Há dias da semana, em que os alunos têm de carregar, às costas, mais de 5 quilos de livros, material escolar e outros pertences. Para aqueles que têm de fazer percursos a pé, mais ou menos longos, para os que se deslocam de autocarro, é, de facto, muito peso. Para além da penosidade natural do transporte diário de tal carga, ganha relevo o efeito que isso poderá ter – e inevitavelmente terá – na saúde das crianças. As que têm problemas de coluna vê-los-ão agravados e as que não os têm passarão a tê-los. O que tudo se deve ao exagerado número de livros e cadernos exigidos para cada disciplina.

 

  1. Peso comercial

 

Este aspecto tem de ser visto de dois ângulos distintos. Primeiro, do ponto de vista do volume de negócios que os livros escolares significam. Fala-se em 150 milhões de euros ( 30 milhões de contos ) por ano. É um verdadeiro “negócio da China”, que dá para alimentar muitos interesses, nada compatíveis com a finalidade educativa e social dos livros escolares.
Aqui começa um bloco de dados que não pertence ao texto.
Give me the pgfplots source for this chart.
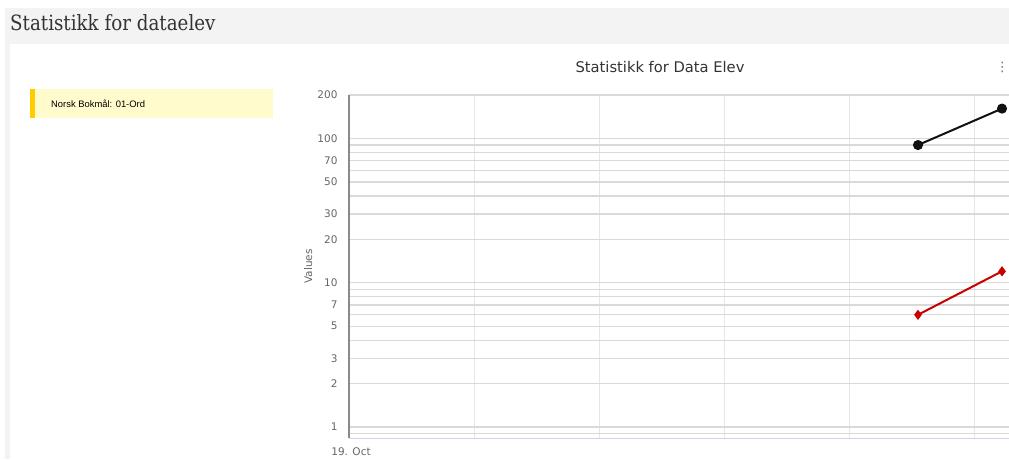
\documentclass[border=0pt]{standalone}
\usepackage{pgfplots}
\pgfplotsset{compat=1.18}
\usepackage{fontspec}
\setmainfont{DejaVu Sans}
\newfontfamily\chartfont{DejaVu Sans}
\newfontfamily\arialfont{Liberation Sans}
\newfontfamily\slabfont{DejaVu Serif}
\definecolor{hdrgray}{HTML}{F3F3F3}
\definecolor{yellowbg}{HTML}{FFFBCC}
\definecolor{goldbar}{HTML}{FFCC00}
\definecolor{darktext}{HTML}{333333}
\definecolor{labelgray}{HTML}{666666}
\definecolor{gridgray}{HTML}{D9D9D9}
\definecolor{vgridgray}{HTML}{E6E6E6}
\definecolor{xaxisblue}{HTML}{CCD6EB}
\definecolor{yaxisgray}{HTML}{8A8A8A}
\definecolor{seriesred}{HTML}{C80000}
\definecolor{seriesblack}{HTML}{111111}
\pgfplotstableread{
x y
4.552 90
5.224 161
}\blackdata
\pgfplotstableread{
x y
4.552 6
5.224 12
}\reddata
\begin{document}
\begin{tikzpicture}
\useasboundingbox (0pt,0pt) rectangle (1009pt,459pt);
\fill[white] (0pt,0pt) rectangle (1009pt,459pt);
\fill[hdrgray] (5pt,0pt) rectangle (1009pt,451pt);
\fill[white] (10pt,0pt) rectangle (1009pt,415pt);
\node[anchor=base west, inner sep=0pt, font=\slabfont\fontsize{21}{21}\selectfont, text=darktext, xscale=0.87] at (10pt,428pt) {Statistikk for dataelev};
\fill[yellowbg] (30pt,341pt) rectangle (273pt,370pt);
\fill[goldbar] (30pt,341pt) rectangle (35pt,370pt);
\node[anchor=west, inner sep=0pt, font=\arialfont\fontsize{9.4}{9.4}\selectfont, text=black] at (51pt,355.5pt) {Norsk Bokmål: 01-Ord};
\node[font=\chartfont\fontsize{14.7}{14.7}\selectfont, text=darktext] at (660pt,392pt) {Statistikk for Data Elev};
\node[anchor=east, inner sep=0pt, font=\chartfont\fontsize{13}{13}\selectfont, text=labelgray] at (1009pt,392pt) {⋮};
\begin{axis}[
  at={(349pt,21pt)}, anchor=south west,
  scale only axis, width=660pt, height=343pt,
  xmin=0, xmax=5.28,
  ymode=log, ymin=0.84, ymax=200,
  axis lines=left,
  axis line style={-},
  x axis line style={draw=xaxisblue, line width=1pt},
  y axis line style={draw=yaxisgray, line width=1.6pt},
  xtick={0,1,2,3,4,5},
  xticklabels={19. Oct,{},{},{},{},{}},
  xmajorgrids,
  ytick={1,2,3,5,7,10,20,30,50,70,100,200},
  yticklabels={1,2,3,5,7,10,20,30,50,70,100,200},
  minor ytick={0.9,4,6,8,9,40,60,80,90},
  ymajorgrids, yminorgrids,
  x grid style={draw=vgridgray, line width=1pt},
  y grid style={draw=gridgray, line width=1.3pt},
  major tick length=0pt, minor tick length=0pt,
  tick label style={font=\chartfont\fontsize{10.5}{10.5}\selectfont, text=labelgray},
  yticklabel style={anchor=east, xshift=-8pt},
  xticklabel style={anchor=north, yshift=-6pt, xshift=2pt},
  ylabel={Values},
  ylabel style={at={(axis description cs:-0.062,0.5)}, anchor=center, font=\chartfont\fontsize{10.5}{10.5}\selectfont, text=labelgray},
]
\addplot[seriesblack, line width=2pt, mark=*, mark size=4pt] table[x=x,y=y] {\blackdata};
\addplot[seriesred, line width=2pt, mark=diamond*, mark size=3.5pt] table[x=x,y=y] {\reddata};
\end{axis}
\end{tikzpicture}
\end{document}
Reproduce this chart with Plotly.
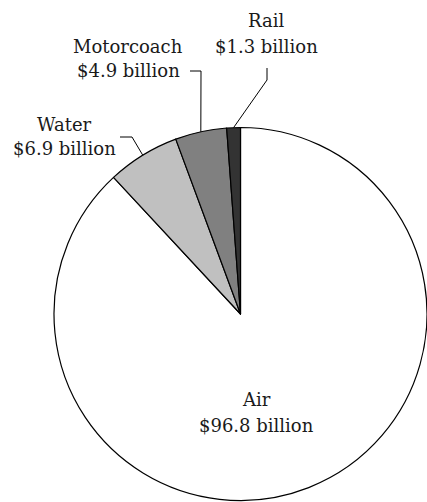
import math
import plotly.graph_objects as go

# Spending by mode of transportation
modes = ["Air", "Water", "Motorcoach", "Rail"]
spending = [96.8, 6.9, 4.9, 1.3]  # billions of dollars
value_labels = ["$96.8 billion", "$6.9 billion", "$4.9 billion", "$1.3 billion"]
slice_colors = ["#ffffff", "#c0c0c0", "#808080", "#333333"]

# Canvas and pie geometry (pixels)
W, H = 427, 502
CX, CY, R = 240.5, 314.0, 186.5

# Label placement: (x centre, y of first line, y of second line)
label_pos = {
    "Air": (256, 399, 425),
    "Water": (64, 124, 148),
    "Motorcoach": (128, 46, 70),
    "Rail": (266, 20, 46),
}
# Leader line bends for the outside labels: points after the rim point
leader_path = {
    "Water": [(132, 137), (120, 137)],
    "Motorcoach": [(201, 71), (190, 71)],
    "Rail": [(267, 80), (267, 68)],
}

fig = go.Figure()
fig.add_trace(go.Pie(
    labels=modes, values=spending, sort=False,
    direction="clockwise", rotation=0,
    marker=dict(colors=slice_colors, line=dict(color="#000000", width=1.2)),
    textinfo="none", hoverinfo="label+value", showlegend=False,
    domain=dict(x=[(CX - R) / W, min(1.0, (CX + R) / W)],
                y=[(H - CY - R) / H, (H - CY + R) / H]),
))

# Invisible pixel-space axes for labels and leader lines
fig.update_xaxes(range=[0, W], visible=False, fixedrange=True)
fig.update_yaxes(range=[H, 0], visible=False, fixedrange=True)
fig.add_trace(go.Scatter(x=[0], y=[0], mode="markers", marker=dict(opacity=0),
                         hoverinfo="skip", showlegend=False))

total = sum(spending)
start = 0.0
font = dict(family="DejaVu Serif", size=18, color="#1a1a1a")
for mode, val, vlab in zip(modes, spending, value_labels):
    sweep = val / total * 360.0
    mid = math.radians(start + sweep / 2)
    start += sweep
    lx, y1, y2 = label_pos[mode]
    for txt, yy in ((mode, y1), (vlab, y2)):
        fig.add_annotation(x=lx, y=yy, xref="x", yref="y", text=txt, showarrow=False,
                           xanchor="center", yanchor="middle", font=font)
    if mode in leader_path:
        rim = (CX + R * math.sin(mid), CY - R * math.cos(mid))
        pts = [rim] + leader_path[mode]
        for (xa, ya), (xb, yb) in zip(pts[:-1], pts[1:]):
            fig.add_shape(type="line", xref="x", yref="y", x0=xa, y0=ya, x1=xb, y1=yb,
                          line=dict(color="#000000", width=1), layer="above")

fig.update_layout(
    width=W, height=H,
    margin=dict(l=0, r=0, t=0, b=0),
    paper_bgcolor="#ffffff", plot_bgcolor="rgba(0,0,0,0)",
    showlegend=False,
    font=dict(family="DejaVu Serif"),
)

fig.write_html("out.html")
Em segundo lugar, no caso do material escolar, as escolas vão ao ponto de indicar a marca dos materiais a adquirir. Tratar-se-á de um caso de publicidade gratuita ou haverá aí qualquer interesse subterrâneo? Em nome da transparência, nunca se deveria ir além de uma especificação de qualidade, sem referência de marca.

 

  1. Peso didáctico

 

Apesar do esforço financeiro imposto às famílias, há livros e material cuja utilidade didáctica é nenhuma ou, pelo menos, duvidosa. Estou a pensar naqueles professores que, logo na primeira aula, declaram que o livro não serve para nada – o que até pode corresponder à realidade -, e que os alunos apenas devem dar atenção às suas aulas. Penso também nos livros de educação física, cuja utilização não chega a ser solicitada pelos respectivos professores. Penso, ainda, no material escolar que não é utilizado ou é subutilizado. Penso naqueles livros, cujos exercícios nunca chegam a ser feitos. Penso, finalmente, no espartilho que certos livros e cadernos de exercícios significam em relação à criatividade e imaginação dos alunos.

 

  1. Peso da discriminação

 

Além dos livros e do material escolar clássico, há a considerar, hoje, o recurso aos meios informáticos – com tudo o que isso significa de limitativo em termos de trabalho e produção própria por parte dos alunos. Se, como se diz, é indispensável a utilização do computador, quer para navegar na Internet, quer para processar textos e elaborar determinado tipo de trabalhos, então, não dispondo a escola de meios suficientes para todos os alunos, está criada uma incrível situação de discriminação em relação àqueles que não dispõem desses meios em sua casa – e são, como sempre, os de mais limitados recursos. Havendo meios na escola, o acesso é mais difícil; não havendo, a situação piora substancialmente.

 

  1. Peso do desperdício

 

O governo de Santana Lopes aprovou legislação com vista a dar algum aproveitamento aos livros escolares usados. Mal chegados ao poder, os socialistas consideraram tal lei impraticável, com o argumento de que há livros, que uma vez utilizados – como os de exercícios – não podem ser reutilizados. Somos, de facto, um país pobre com tiques de rico. Na verdade, os livros e o material reutilizável deveriam ser reutilizados. Quanto aos tais livros de exercícios, estamos perante mais um ciclo vicioso: não são reutilizáveis porque são de exercícios e são de exercícios para não poderem ser reutilizados. Também aqui a voz do negócio parece ter falado mais alto.

 

  1. Peso político

 

Numa política de educação digna desse nome, a política do livro escolar, apesar de relevante, não é certamente o aspecto mais importante. Para mim, o mais importante são os valores que enformam essa política e um corpo docente, uma escola, capazes de os transmitir. Uma política de educação sem valores é como um corpo sem alma. Mas uma política de educação que, em matéria de livros e material escolar, tem tantos pesos negativos é uma política injusta, gravosa para os alunos e suas famílias e também para a sociedade no seu todo.

 

Levanto agora estes problemas, dando tempo aos responsáveis, ao nível governativo e ao nível das escolas, para poderem melhorar alguma coisa em relação ao próximo ano lectivo.